The United States Catholic Bishops attempted to shed more light on one of the darker issues in their history with a Feb. 28 report on sexual abuse among American priests.

The unofficial results of the report, issued by the National Review Board for the Protection of Children and Young People, found that allegations of abuse were made against 4,392 members of the clergy, roughly 4 percent of all active clergy. Over 10,667 people came forward with allegations. The Catholic Church spent $572,507,094 nationally on costs related to the sex abuse crisis.

Milwaukee Archbishop Timothy Dolan issued a press release that listed individual numbers for abuse cases in the Archdiocese of Milwaukee. In Milwaukee 45 diocesan clergy members had substantiated allegations of sexual abuse of a minor. This is roughly 3 percent of the active diocesan clergy. The Archdiocese also spent over 3.4 million dollars in court and settlement related costs.

The archdiocese has also created an anti-abuse program called "Safeguarding All of God's Family." The program includes age-appropriate abuse prevention material that is supposed to be incorporated into Catholic schools and religious education class. Dolan also said in the release that he believes the harming of children is contrary to the will of God.

"Healing the suffering associated with clergy sexual abuse is a priority of the Catholic Church, particularly in the Archdiocese of Milwaukee," the release read.

According to the report, 81 percent of abuse victims nationally were male, while only 19 percent were female. Also the majority of abuse occurred to children who were between the ages of 10 and 14. Of the victims 78 percent came from houses with two parents and most priests knew and socialized with the families of abused children.

The report by John Jay revealed that 69 percent of abuse cases involved diocesan priests as opposed to priests in religious orders such as the Jesuits or Franciscans.

"Dioceses and orders did not screen candidates for the priesthood properly," the report read. "As a result, many sexually dysfunctional and immature men were admitted into seminaries and later ordained into the priesthood."

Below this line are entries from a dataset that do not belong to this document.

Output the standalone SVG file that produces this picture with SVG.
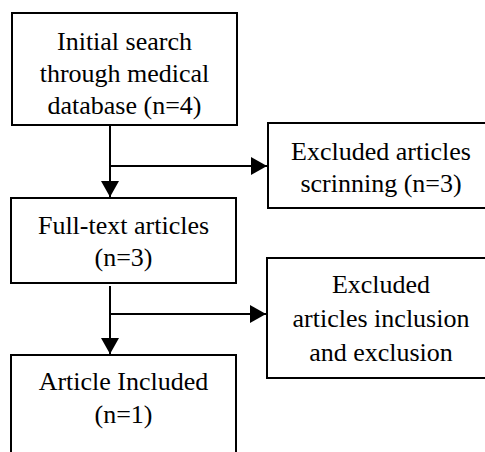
<svg xmlns="http://www.w3.org/2000/svg" width="485" height="452" viewBox="0 0 485 452">
<style>
.box{fill:#fff;stroke:#000;stroke-width:2}
.t{font-family:'Liberation Serif','Times New Roman',serif;font-size:26px;fill:#000;text-anchor:middle}
.c{fill:none;stroke:#000;stroke-width:2}
</style>
<defs>
<marker id="ah" markerUnits="userSpaceOnUse" markerWidth="16" markerHeight="18" refX="16" refY="9" orient="auto">
<path d="M0,0 L16,9 L0,18 Z" fill="#000"/>
</marker>
</defs>
<rect width="485" height="452" fill="#fff"/>
<g id="n1">
<rect class="box" x="12" y="13" width="225" height="112"/>
<text class="t" x="124.5" y="50">Initial search</text>
<text class="t" x="124.5" y="82">through medical</text>
<text class="t" x="124.5" y="114">database (n=4)</text>
</g>
<g id="n2">
<rect class="box" x="268" y="123" width="226" height="85"/>
<text class="t" x="381" y="160">Excluded articles</text>
<text class="t" x="381" y="192">scrinning (n=3)</text>
</g>
<g id="n3">
<rect class="box" x="11" y="198" width="225" height="85"/>
<text class="t" x="123.5" y="234">Full-text articles</text>
<text class="t" x="123.5" y="266">(n=3)</text>
</g>
<g id="n4">
<rect class="box" x="11" y="355" width="225" height="110"/>
<text class="t" x="123.5" y="390">Article Included</text>
<text class="t" x="123.5" y="423">(n=1)</text>
</g>
<g id="n5">
<rect class="box" x="267" y="258" width="227" height="120"/>
<text class="t" x="381" y="293">Excluded</text>
<text class="t" x="381" y="327">articles inclusion</text>
<text class="t" x="381" y="361">and exclusion</text>
</g>
<g id="connectors">
<path class="c" d="M110,126 V197" marker-end="url(#ah)"/>
<path class="c" d="M110,166 H267" marker-end="url(#ah)"/>
<path class="c" d="M110,286 V354" marker-end="url(#ah)"/>
<path class="c" d="M110,314 H266" marker-end="url(#ah)"/>
</g>
</svg>
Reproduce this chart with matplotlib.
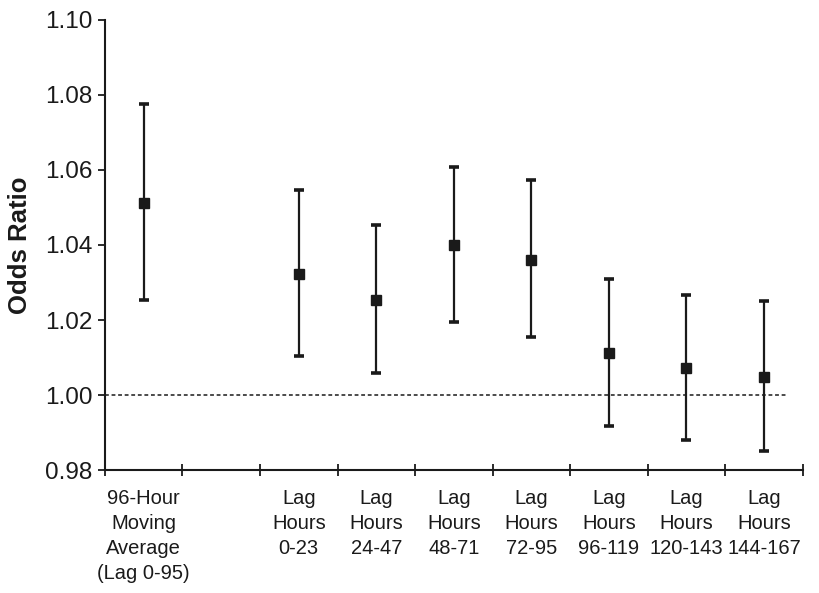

The report went on to say that this lack of preparation led to priests who were not ready to face the challenges of celibacy. This may be reflected in the fact that majority of the reported cases occurred within the first 10 years after being ordained.

Barbara Blaine, president and founder of Survivors Network of those Abused by Priests said she found the reports to be lacking.

"The information was gained from voluntary self surveys," Blaine said. "This is not the investigation or scientific study that we need."

Blaine also said that she thought the bishops should have published the names of the molesting priests so parents could protect their children.

"The numbers won't protect children," Blaine said. "Names of the abusers will protect children."

The report said some bishops and other church leaders were trying to save face for their local diocese when they concealed or hid evidence of molestation in some cases.

John Jay performed a research study that included sending surveys to bishops, heads of religious orders, individual clergy members who had been accused of and had performed abuses and abuse victims. The National Review Board for the Protection of Children and Young People, which was formed by the United States Conference of Catholic Bishops at a conference on sexual abuse among Catholic clergy in Dallas in 2002, used the data to issue "The Nature and Scope of the Problem of Sexual Abuse of Minors by Catholic Priests and Deacons in the United States."